Reuters was the first to report about the cuts. TechCrunch has also viewed the leaked memo. A Rivian spokesperson confirmed the layoffs.
The memo comes six months since Rivian initiated its first layoffs. In July, Rivian cut 6% of its roughly 14,000-person workforce as the company attempted to get ahead of macroeconomic headwinds caused by rising inflation, interest rates and commodity prices.
Manufacturing jobs at the company’s Normal, Illinois factory will not be impacted, according to the memo sent Wednesday. The cuts are aimed at lowering Rivian’s operational costs amid a weakening economy and pricing pressure from Tesla and other automakers.
“To deliver over the long-term, we must focus our resources on ramp and our path to profitability while ensuring we have the right set of future products, services and technology that will continue to challenge convention,” Scaringe wrote in the memo. “In 2022, we took steps to focus our product portfolio and drive a lower cost structure. Continuing to improve our operating efficiency on our path to profitability is a core objective and requires us to concentrate our investments and resources on the highest impact parts of our business. This includes the continued ramp of R1 and EDV production as well [as] the launch of our high-volume R2 platform. The changes we are announcing today reflect this focused roadmap.”
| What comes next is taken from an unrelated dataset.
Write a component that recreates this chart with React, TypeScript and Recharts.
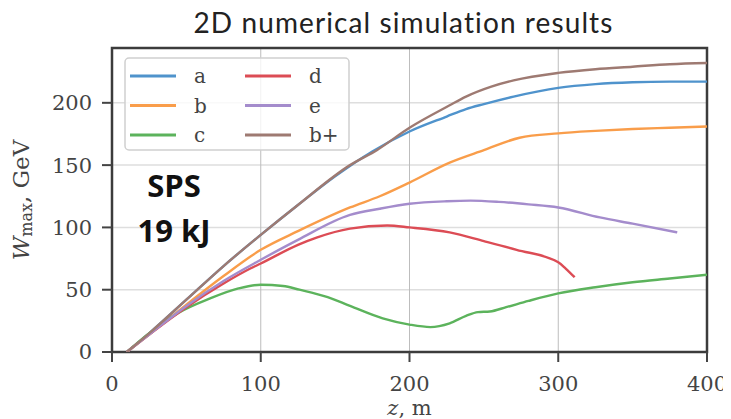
import React from 'react';
import { LineChart, Line, XAxis, YAxis, CartesianGrid, ReferenceArea } from 'recharts';

// z (m) and W_max (GeV)
const seriesA = [
  { z: 10, w: 0 }, { z: 25, w: 15 }, { z: 50, w: 42 }, { z: 75, w: 69 }, { z: 100, w: 94 },
  { z: 125, w: 118 }, { z: 150, w: 141 }, { z: 175, w: 161 }, { z: 200, w: 177 }, { z: 225, w: 189 },
  { z: 238, w: 195 }, { z: 250, w: 199 }, { z: 270, w: 205 }, { z: 300, w: 212 }, { z: 325, w: 215 },
  { z: 350, w: 216.5 }, { z: 375, w: 217 }, { z: 400, w: 217 },
];
const seriesB = [
  { z: 10, w: 0 }, { z: 25, w: 14 }, { z: 50, w: 38 }, { z: 75, w: 61 }, { z: 100, w: 82 },
  { z: 125, w: 97 }, { z: 160, w: 116 }, { z: 180, w: 125 }, { z: 200, w: 136 }, { z: 227, w: 152 },
  { z: 250, w: 162 }, { z: 274, w: 172 }, { z: 300, w: 175.5 }, { z: 325, w: 177.5 }, { z: 350, w: 179 },
  { z: 375, w: 180 }, { z: 400, w: 181 },
];
const seriesC = [
  { z: 10, w: 0 }, { z: 25, w: 15 }, { z: 44, w: 31 }, { z: 66, w: 43 }, { z: 85, w: 51 },
  { z: 100, w: 54 }, { z: 115, w: 53 }, { z: 126, w: 50 }, { z: 145, w: 44 }, { z: 160, w: 37 },
  { z: 182, w: 27 }, { z: 200, w: 22 }, { z: 214, w: 20 }, { z: 227, w: 23 }, { z: 238, w: 29 },
  { z: 246, w: 32 }, { z: 254, w: 32.5 }, { z: 265, w: 36 }, { z: 280, w: 41 }, { z: 300, w: 47 },
  { z: 325, w: 52 }, { z: 350, w: 56 }, { z: 375, w: 59 }, { z: 400, w: 62 },
];
const seriesD = [
  { z: 10, w: 0 }, { z: 25, w: 14 }, { z: 50, w: 36 }, { z: 75, w: 55 }, { z: 93, w: 67 },
  { z: 100, w: 71 }, { z: 125, w: 86 }, { z: 138, w: 92 }, { z: 160, w: 99 }, { z: 185, w: 101.5 },
  { z: 200, w: 100 }, { z: 227, w: 96 }, { z: 250, w: 89 }, { z: 272, w: 82 }, { z: 300, w: 72 },
  { z: 305, w: 67 }, { z: 311, w: 60 },
];
const seriesE = [
  { z: 10, w: 0 }, { z: 25, w: 14 }, { z: 50, w: 37 }, { z: 75, w: 57 }, { z: 100, w: 74 },
  { z: 125, w: 90 }, { z: 160, w: 110 }, { z: 180, w: 115 }, { z: 200, w: 119 }, { z: 225, w: 121 },
  { z: 241, w: 121.5 }, { z: 260, w: 120.5 }, { z: 280, w: 118.5 }, { z: 300, w: 116 }, { z: 328, w: 108 },
  { z: 350, w: 103 }, { z: 380, w: 96 },
];
const seriesBPlus = [
  { z: 10, w: 0 }, { z: 25, w: 15 }, { z: 50, w: 42 }, { z: 75, w: 69 }, { z: 100, w: 94 },
  { z: 125, w: 118 }, { z: 160, w: 150 }, { z: 178, w: 162 }, { z: 200, w: 180 }, { z: 227, w: 198 },
  { z: 238, w: 205 }, { z: 255, w: 213 }, { z: 270, w: 218 }, { z: 300, w: 224 }, { z: 325, w: 227 },
  { z: 350, w: 229 }, { z: 375, w: 231 }, { z: 400, w: 232 },
];

const xTicks = [0, 100, 200, 300, 400];
const yTicks = [0, 50, 100, 150, 200];
const legendLabels = ['a', 'b', 'c', 'd', 'e', 'b+'];
const colors = ['#4f93cc', '#f99d4a', '#5cb35c', '#dc4c55', '#a48ccc', '#9e7a72'];
const allSeries = [seriesA, seriesB, seriesC, seriesD, seriesE, seriesBPlus];
const titleText = '2D numerical simulation results';

const W = 723;
const H = 411;
const serif = '"DejaVu Serif", serif';

const YLabel = (props: any) => {
  const vb = props.viewBox || { x: 0, y: 40, width: 104, height: 304 };
  const cx = 13;
  const cy = vb.y + vb.height / 2;
  return (
    <text
      x={cx}
      y={cy}
      transform={`rotate(-90, ${cx}, ${cy})`}
      textAnchor="middle"
      dominantBaseline="central"
      fontFamily={serif}
      fontSize={23}
      fill="#444"
    >
      <tspan fontStyle="italic">W</tspan>
      <tspan fontSize={16} dy={5}>max</tspan>
      <tspan dy={-5}>, GeV</tspan>
    </text>
  );
};

const XLabel = (props: any) => {
  const vb = props.viewBox || { x: 104, y: 344, width: 595, height: 67 };
  const cx = vb.x + vb.width / 2;
  return (
    <text x={cx} y={407} textAnchor="middle" fontFamily={serif} fontSize={21} fill="#444">
      <tspan fontStyle="italic">z</tspan>
      <tspan>, m</tspan>
    </text>
  );
};

export default function App() {
  const legendRows = [0, 1, 2];
  return (
    <div style={{ position: 'relative', width: W, height: H }}>
      <LineChart width={W} height={H} margin={{ top: 40, right: 24, bottom: 0, left: 0 }}>
        <CartesianGrid horizontal={true} vertical={false} stroke="#dedede" strokeWidth={1.5} />
        <CartesianGrid horizontal={false} vertical={true} stroke="#bdbdbd" strokeWidth={1} />
        <XAxis
          type="number"
          dataKey="z"
          domain={[0, 400]}
          ticks={xTicks}
          allowDataOverflow
          height={67}
          axisLine={false}
          tickLine={{ stroke: '#444', strokeWidth: 2 }}
          tickSize={10}
          tickMargin={14}
          tick={{ fontFamily: serif, fontSize: 21, fill: '#444' }}
          label={{ content: XLabel }}
        />
        <YAxis
          type="number"
          domain={[0, 244]}
          ticks={yTicks}
          allowDataOverflow
          width={104}
          axisLine={false}
          tickLine={{ stroke: '#444', strokeWidth: 2 }}
          tickSize={10}
          tickMargin={10}
          tick={{ fontFamily: serif, fontSize: 21, fill: '#444' }}
          label={{ content: YLabel }}
        />
        {allSeries.map((s, i) => (
          <Line
            key={legendLabels[i]}
            data={s}
            dataKey="w"
            type="monotone"
            stroke={colors[i]}
            strokeWidth={2.4}
            dot={false}
            isAnimationActive={false}
          />
        ))}
        <ReferenceArea
          x1={0}
          x2={400}
          y1={0}
          y2={244}
          fill="none"
          fillOpacity={0}
          stroke="#3c3c3c"
          strokeWidth={2.5}
          ifOverflow="visible"
        />
      </LineChart>
      <div
        style={{
          position: 'absolute',
          left: 175.5,
          top: 0,
          width: 440,
          textAlign: 'center',
          whiteSpace: 'nowrap',
          fontFamily: 'Lato, sans-serif',
          fontSize: 28,
          lineHeight: '28px',
          letterSpacing: '1.1px',
          color: '#222',
        }}
      >
        {titleText}
      </div>
      <svg
        width={W}
        height={H}
        style={{ position: 'absolute', left: 0, top: 0, pointerEvents: 'none' }}
      >
        <rect x={117} y={50} width={224} height={92} rx={4} fill="#fff" fillOpacity={0.8} stroke="#cfcfcf" strokeWidth={1.5} />
        {legendLabels.map((lab, i) => {
          const col = Math.floor(i / 3);
          const row = legendRows[i % 3];
          const y = 68 + row * 29.5;
          const x0 = col === 0 ? 122 : 237;
          return (
            <g key={lab}>
              <line x1={x0} x2={x0 + 46} y1={y} y2={y} stroke={colors[i]} strokeWidth={3} />
              <text x={x0 + 64} y={y + 7} fontFamily={serif} fontSize={20} fill="#444">
                {lab}
              </text>
            </g>
          );
        })}
        <text x={166} y={189} textAnchor="middle" fontFamily='"Open Sans", sans-serif' fontWeight={700} fontSize={31} fill="#111">
          SPS
        </text>
        <text x={166} y={234} textAnchor="middle" fontFamily='"Open Sans", sans-serif' fontWeight={700} fontSize={31} fill="#111">
          19 kJ
        </text>
      </svg>
    </div>
  );
}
Tesla, the EV sales leader that has one of the higher profit margins in the sector, has discounted its vehicles, or offered credits, at least four times in the past several months, kicking off what many in the industry have dubbed an EV price war. Ford recently followed Tesla’s lead, forcing other automakers to consider making the same move or risk seeing a drop in sales.
Sales of Rivian’s premium all-electric R1T truck and R1S SUV could drop if consumers turn to other lower-priced options. Ford has not lowered the price of its F-150 Lightning truck, giving Rivian a reprieve for now.